Le rapport note avec satisfaction que même si tous les enseignants n’ont pas été touchés par cette initiative, certains ont pu être formés dans les 40 pays partenaires du GPE pendant la fermeture des écoles, notamment «à l’utilisation de diverses solutions comme la radio, la télévision, les applications pour téléphones intelligents (services de messages courts et WhatsApp) et les plateformes en ligne (YouTube, Google Classrooms, Zoom, etc.)». 
Toutefois, en même temps que l’on agit sur l’orientation des apprenants en situation d’urgence, il est nécessaire, voire primordial, recommande encore le rapport, d’«accorder la priorité au renforcement des capacité des enseignants à répondre aux besoins des écoliers vulnérables au sein de leurs communautés». 

ÉDUCATION EN SITUATION D’URGENCE
Il y a encore sans doute loin de la coupe aux lèvres, mais l’horizon est clairement défini pour jeter les bases d’une éducation inclusive, notamment aussi en instaurant, ainsi que le suggère le rapport, «un système qui améliore le bien-être des enseignants en situation d’urgence, notamment par le biais d’un soutien psychosocial». Cette requête prend tout son sens dans des pays qui, en plus de gérer la crise sanitaire liée au coronavirus, doivent surtout faire face à une crise sécuritaire larvée consécutive à des attaques terroristes récurrentes.

Dans le dernier état des lieux mensuel du secrétariat technique du Burkina Faso sur l’éducation en situation d’urgence, il ressort que le nombre des établissements fermés dans le pays est passé de 3 280 en décembre 2021 à 3 405 fin janvier 2022, soit 125 nouveaux espaces de savoir fermés en seulement un mois.
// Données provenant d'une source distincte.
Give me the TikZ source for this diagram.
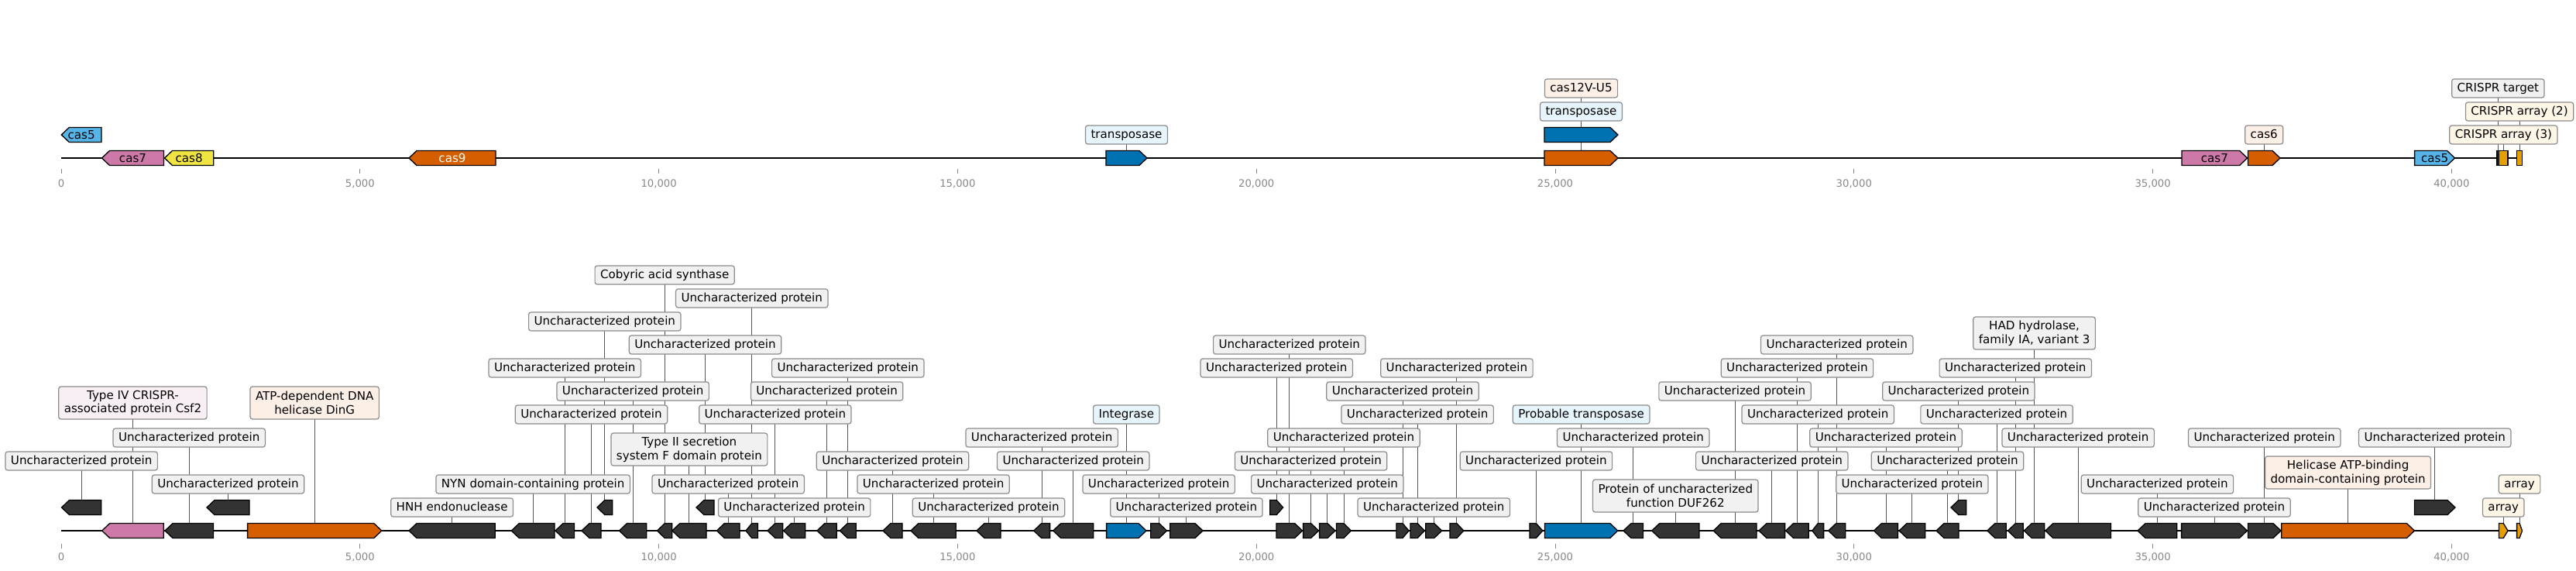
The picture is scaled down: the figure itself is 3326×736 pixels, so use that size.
\documentclass[tikz,border=0pt]{standalone}
\usepackage{fontspec}
\setmainfont{DejaVu Sans}
\pgfdeclarelayer{bg}
\pgfsetlayers{bg,main}
\definecolor{cDark}{HTML}{333333}
\definecolor{cOrange}{HTML}{D55E00}
\definecolor{cBlue}{HTML}{0072B2}
\definecolor{cSky}{HTML}{56B4E9}
\definecolor{cPink}{HTML}{CC79A7}
\definecolor{cYellow}{HTML}{F0E442}
\definecolor{cAmber}{HTML}{E69F00}
\definecolor{fGray}{HTML}{F1F1F1}
\definecolor{fBlue}{HTML}{E6F4FB}
\definecolor{fOrange}{HTML}{FCEFE6}
\definecolor{fPink}{HTML}{F8EFF5}
\definecolor{fCream}{HTML}{FDF6E6}
\definecolor{cBorder}{HTML}{8C8C8C}
\definecolor{cTick}{HTML}{888888}
\definecolor{cConn}{HTML}{555555}
\tikzset{
  gene/.style={draw=black,line width=1.3pt},
  labbase/.style={draw=cBorder,line width=1.2pt,rounded corners=3pt,fill=fGray,inner xsep=7pt,inner ysep=0pt,font=\fontsize{15.1}{17.7}\selectfont},
  lab/.style={labbase,text height=11.5pt,text depth=3.5pt,minimum height=24pt},
  two/.style={labbase,align=center,minimum height=42pt},
  conn/.style={draw=cConn,line width=0.9pt},
  gtext/.style={font=\fontsize{15.1}{17.7}\selectfont,inner sep=0pt,text height=11pt,text depth=0pt},
  ticklab/.style={text=cTick,font=\fontsize{13.2}{15}\selectfont,inner sep=0pt,text height=9.6pt,text depth=0pt},
  tickmark/.style={draw=cTick,line width=0.9pt},
  seq/.style={draw=black,line width=2.2pt}
}
% right-pointing gene
\newcommand\gR[5]{%
  \pgfmathsetmacro\hd{min(10,0.5*(#3-#2))}%
  \pgfmathsetmacro\xb{#3-\hd}%
  \path[gene,fill=#5] (#2,#4-9.5) -- (\xb,#4-9.5) -- (#3,#4) -- (\xb,#4+9.5) -- (#2,#4+9.5) -- cycle;%
  \coordinate (#1) at ({(#2+#3)/2},#4);}
% left-pointing gene
\newcommand\gL[5]{%
  \pgfmathsetmacro\hd{min(10,0.5*(#3-#2))}%
  \pgfmathsetmacro\xb{#2+\hd}%
  \path[gene,fill=#5] (#3,#4-9.5) -- (\xb,#4-9.5) -- (#2,#4) -- (\xb,#4+9.5) -- (#3,#4+9.5) -- cycle;%
  \coordinate (#1) at ({(#2+#3)/2},#4);}
% box feature
\newcommand\gB[5]{%
  \path[gene,fill=#5] (#2,#4-9.5) rectangle (#3,#4+9.5);%
  \coordinate (#1) at ({(#2+#3)/2},#4);}
% label with connector
\newcommand\lab[5][lab]{%
  \node[#1] (#2) at (#3 |- 0,#4) {#5};%
  \begin{pgfonlayer}{bg}\draw[conn] (#2.center) -- (#3);\end{pgfonlayer}}
\begin{document}
\begin{tikzpicture}[x=1pt,y=-1pt]
\useasboundingbox (0,0) rectangle (3326,736);
% sequence lines and axes
\coordinate (ts) at (79,204);
\coordinate (te) at (3256.5,204);
\coordinate (bs) at (79,685);
\coordinate (be) at (3256.5,685);
\begin{pgfonlayer}{bg}
\draw[seq] (ts) -- (te);
\draw[seq] (bs) -- (be);
\end{pgfonlayer}
\foreach \k/\t in {0/0,1/{5,000},2/{10,000},3/{15,000},4/{20,000},5/{25,000},6/{30,000},7/{35,000},8/{40,000}}{
  \pgfmathsetmacro\xx{79+385.8*\k}
  \draw[tickmark] (\xx,218) -- (\xx,224);
  \node[ticklab] (tt\k) at (\xx,236.7) {\t};
  \draw[tickmark] (\xx,701.5) -- (\xx,707.5);
  \node[ticklab] (bt\k) at (\xx,719) {\t};
}
% ---------------- top track ----------------
\gL{T1}{79.3}{131}{174}{cSky}
\gL{T2}{131.5}{211.5}{204}{cPink}
\gL{T3}{212.5}{275.7}{204}{cYellow}
\gL{T4}{528}{640}{204}{cOrange}
\gR{T5}{1428}{1481}{204}{cBlue}
\gR{T6}{1994}{2089}{204}{cOrange}
\gR{T7}{1994}{2089}{174}{cBlue}
\gR{T8}{2817}{2901.6}{204}{cPink}
\gR{T9}{2902.4}{2944}{204}{cOrange}
\gR{T10}{3117.6}{3169.5}{204}{cSky}
\gB{T11}{3224}{3226.7}{204}{cDark}
\gB{T12}{3226.7}{3238}{204}{cAmber}
\gB{T13}{3249.7}{3256.3}{204}{cAmber}
\node[gtext] (T1t) at (T1) {cas5};
\node[gtext] (T2t) at (T2) {cas7};
\node[gtext] (T3t) at (T3) {cas8};
\node[gtext,text=white] (T4t) at (T4) {cas9};
\node[gtext] (T8t) at (T8) {cas7};
\node[gtext] (T10t) at (T10) {cas5};
\lab[lab,fill=fBlue]{lT5}{T5}{174}{transposase}
\lab[lab,fill=fOrange]{lT6}{T6}{114}{cas12V-U5}
\lab[lab,fill=fBlue]{lT7}{T7}{144}{transposase}
\lab[lab,fill=fOrange]{lT9}{T9}{174}{cas6}
\lab{lT11}{T11}{114}{CRISPR target}
\lab[lab,fill=fCream]{lT13}{T13}{144}{CRISPR array (2)}
\lab[lab,fill=fCream]{lT12}{T12}{174}{CRISPR array (3)}
% ---------------- bottom track ----------------
\gL{B1}{79.5}{130.8}{655}{cDark}
\gL{B2}{131.7}{211.2}{685}{cPink}
\gL{B3}{213}{275.4}{685}{cDark}
\gL{B4}{267}{321.9}{655}{cDark}
\gR{B5}{319.6}{492.8}{685}{cOrange}
\gL{B6}{528}{639.3}{685}{cDark}
\gL{B7}{660.3}{716}{685}{cDark}
\gL{B8}{717}{741.5}{685}{cDark}
\gL{B9}{751}{776}{685}{cDark}
\gL{B10}{771}{790.6}{655}{cDark}
\gL{B11}{799.5}{834.8}{685}{cDark}
\gL{B12}{848.6}{867.8}{685}{cDark}
\gL{B13}{867.8}{912}{685}{cDark}
\gL{B14}{899}{922}{655}{cDark}
\gL{B15}{925.4}{955}{685}{cDark}
\gL{B16}{963}{978.5}{685}{cDark}
\gL{B17}{991}{1010.7}{685}{cDark}
\gL{B18}{1011.6}{1039.7}{685}{cDark}
\gL{B19}{1054.9}{1080.3}{685}{cDark}
\gL{B20}{1084.3}{1105.3}{685}{cDark}
\gL{B21}{1140}{1165}{685}{cDark}
\gL{B22}{1175.9}{1234.3}{685}{cDark}
\gL{B23}{1261}{1292}{685}{cDark}
\gL{B24}{1334.7}{1355.6}{685}{cDark}
\gL{B25}{1359.7}{1411.7}{685}{cDark}
\gR{B26}{1428.6}{1480}{685}{cBlue}
\gR{B27}{1485.7}{1506.6}{685}{cDark}
\gR{B28}{1510.7}{1553}{685}{cDark}
\gR{B29}{1639.8}{1656.6}{655}{cDark}
\gR{B30}{1648}{1681.6}{685}{cDark}
\gR{B31}{1682.6}{1702.6}{685}{cDark}
\gR{B32}{1703.6}{1724}{685}{cDark}
\gR{B33}{1725.5}{1744.4}{685}{cDark}
\gR{B34}{1803}{1819}{685}{cDark}
\gR{B35}{1821}{1839.3}{685}{cDark}
\gR{B36}{1840.8}{1861.7}{685}{cDark}
\gR{B37}{1872}{1889.8}{685}{cDark}
\gR{B38}{1975}{1991.8}{685}{cDark}
\gR{B39}{1994.4}{2088.8}{685}{cBlue}
\gL{B40}{2096}{2121.4}{685}{cDark}
\gL{B41}{2132.7}{2193.9}{685}{cDark}
\gL{B42}{2212.2}{2267.9}{685}{cDark}
\gL{B43}{2271}{2304.6}{685}{cDark}
\gL{B44}{2305.6}{2335.2}{685}{cDark}
\gL{B45}{2339.8}{2354.6}{685}{cDark}
\gL{B46}{2360.7}{2382.7}{685}{cDark}
\gL{B47}{2419.4}{2450.5}{685}{cDark}
\gL{B48}{2452}{2485.7}{685}{cDark}
\gL{B49}{2500}{2529}{685}{cDark}
\gL{B50}{2518.9}{2538.8}{655}{cDark}
\gL{B51}{2565.8}{2590.3}{685}{cDark}
\gL{B52}{2592.4}{2612.2}{685}{cDark}
\gL{B53}{2613.3}{2639.8}{685}{cDark}
\gL{B54}{2640.8}{2725.5}{685}{cDark}
\gL{B55}{2760}{2810.8}{685}{cDark}
\gR{B56}{2816.6}{2901.4}{685}{cDark}
\gR{B57}{2902.5}{2945}{685}{cDark}
\gR{B58}{2945.7}{3117.4}{685}{cOrange}
\gR{B59}{3117.4}{3170}{655}{cDark}
\gR{B60}{3226.5}{3238}{685}{cAmber}
\gR{B61}{3249.6}{3256.5}{685}{cAmber}
% labels
\lab{lB1}{B1}{595}{Uncharacterized protein}
\lab[two,fill=fPink]{lB2}{B2}{520}{Type IV CRISPR-\\associated protein Csf2}
\lab{lB3}{B3}{565}{Uncharacterized protein}
\lab{lB4}{B4}{625}{Uncharacterized protein}
\lab[two,fill=fOrange]{lB5}{B5}{520}{ATP-dependent DNA\\helicase DinG}
\lab{lB6}{B6}{655}{HNH endonuclease}
\lab{lB7}{B7}{625}{NYN domain-containing protein}
\lab{lB12}{B12}{355}{Cobyric acid synthase}
\lab{lB16}{B16}{385}{Uncharacterized protein}
\lab{lB10}{B10}{415}{Uncharacterized protein}
\lab{lB14}{B14}{445}{Uncharacterized protein}
\lab{lB8}{B8}{475}{Uncharacterized protein}
\lab{lB20}{B20}{475}{Uncharacterized protein}
\lab{lB11}{B11}{505}{Uncharacterized protein}
\lab{lB19}{B19}{505}{Uncharacterized protein}
\lab{lB9}{B9}{535}{Uncharacterized protein}
\lab{lB17}{B17}{535}{Uncharacterized protein}
\lab[two]{lB13}{B13}{580}{Type II secretion\\system F domain protein}
\lab{lB21}{B21}{595}{Uncharacterized protein}
\lab{lB15}{B15}{625}{Uncharacterized protein}
\lab{lB22}{B22}{625}{Uncharacterized protein}
\lab{lB18}{B18}{655}{Uncharacterized protein}
\lab{lB23}{B23}{655}{Uncharacterized protein}
\lab{lB24}{B24}{565}{Uncharacterized protein}
\lab{lB25}{B25}{595}{Uncharacterized protein}
\lab[lab,fill=fBlue]{lB26}{B26}{535}{Integrase}
\lab{lB27}{B27}{625}{Uncharacterized protein}
\lab{lB28}{B28}{655}{Uncharacterized protein}
\lab{lB30}{B30}{445}{Uncharacterized protein}
\lab{lB29}{B29}{475}{Uncharacterized protein}
\lab{lB37}{B37}{475}{Uncharacterized protein}
\lab{lB34}{B34}{505}{Uncharacterized protein}
\lab{lB35}{B35}{535}{Uncharacterized protein}
\lab{lB33}{B33}{565}{Uncharacterized protein}
\lab{lB31}{B31}{595}{Uncharacterized protein}
\lab{lB32}{B32}{625}{Uncharacterized protein}
\lab{lB36}{B36}{655}{Uncharacterized protein}
\lab{lB38}{B38}{595}{Uncharacterized protein}
\lab[lab,fill=fBlue]{lB39}{B39}{535}{Probable transposase}
\lab{lB40}{B40}{565}{Uncharacterized protein}
\lab[two]{lB41}{B41}{640}{Protein of uncharacterized\\function DUF262}
\lab{lB46}{B46}{445}{Uncharacterized protein}
\lab{lB44}{B44}{475}{Uncharacterized protein}
\lab{lB42}{B42}{505}{Uncharacterized protein}
\lab{lB45}{B45}{535}{Uncharacterized protein}
\lab{lB47}{B47}{565}{Uncharacterized protein}
\lab{lB43}{B43}{595}{Uncharacterized protein}
\lab{lB49}{B49}{595}{Uncharacterized protein}
\lab{lB48}{B48}{625}{Uncharacterized protein}
\lab[two]{lB53}{B53}{430}{HAD hydrolase,\\family IA, variant 3}
\lab{lB52}{B52}{475}{Uncharacterized protein}
\lab{lB50}{B50}{505}{Uncharacterized protein}
\lab{lB51}{B51}{535}{Uncharacterized protein}
\lab{lB54}{B54}{565}{Uncharacterized protein}
\lab{lB57}{B57}{565}{Uncharacterized protein}
\lab{lB59}{B59}{565}{Uncharacterized protein}
\lab{lB55}{B55}{625}{Uncharacterized protein}
\lab{lB56}{B56}{655}{Uncharacterized protein}
\lab[two,fill=fOrange]{lB58}{B58}{610}{Helicase ATP-binding\\domain-containing protein}
\lab[lab,fill=fCream]{lB61}{B61}{625}{array}
\lab[lab,fill=fCream]{lB60}{B60}{655}{array}
\end{tikzpicture}
\end{document}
On compte ainsi au Burkina Faso, à la date du 31 janvier 2022, 525 299 élèves et 15 441 enseignants affectés par les situations d’urgence, consécutives aux crises sécuritaire, sanitaire et autres catastrophes naturelles. Cette situation qui touche 13,60% des structures éducatives du pays frappe ainsi 249 173 filles et 276 126 garçons parmi les élèves, ainsi que 4 878 femmes et 10 563 hommes de tous les ordres d’enseignement.

CRI DU CŒUR
En agissant comme «un catalyseur de réformes et de politiques et pratiques prometteuses par la mise en commun d’idées, d’expériences, de leçons apprises et de connaissances», l’Association pour le développement de l’éducation en Afrique, forum de dialogue politique créé en 1988, œuvre à promouvoir «un véritable partenariat entre les ministères africains de l’Éducation et de la formation, ainsi que de leurs partenaires techniques et extérieurs». 

Ce faisant, elle constitue une institution panafricaine de référence pour impulser des dynamiques de changements significatifs en matière d’éducation et de formation pour l’éducation. Un capital immense quand on est d’accord avec le défunt président sud-africain Nelson Mandela pour dire que «l’éducation est l’arme la plus puissante qu’on puisse utiliser pour changer le monde». Trouver des solutions adéquates pour les situations d’urgence qui entravent la bonne marche des systèmes éducatifs africains devient alors un véritable impératif. Un cri du cœur!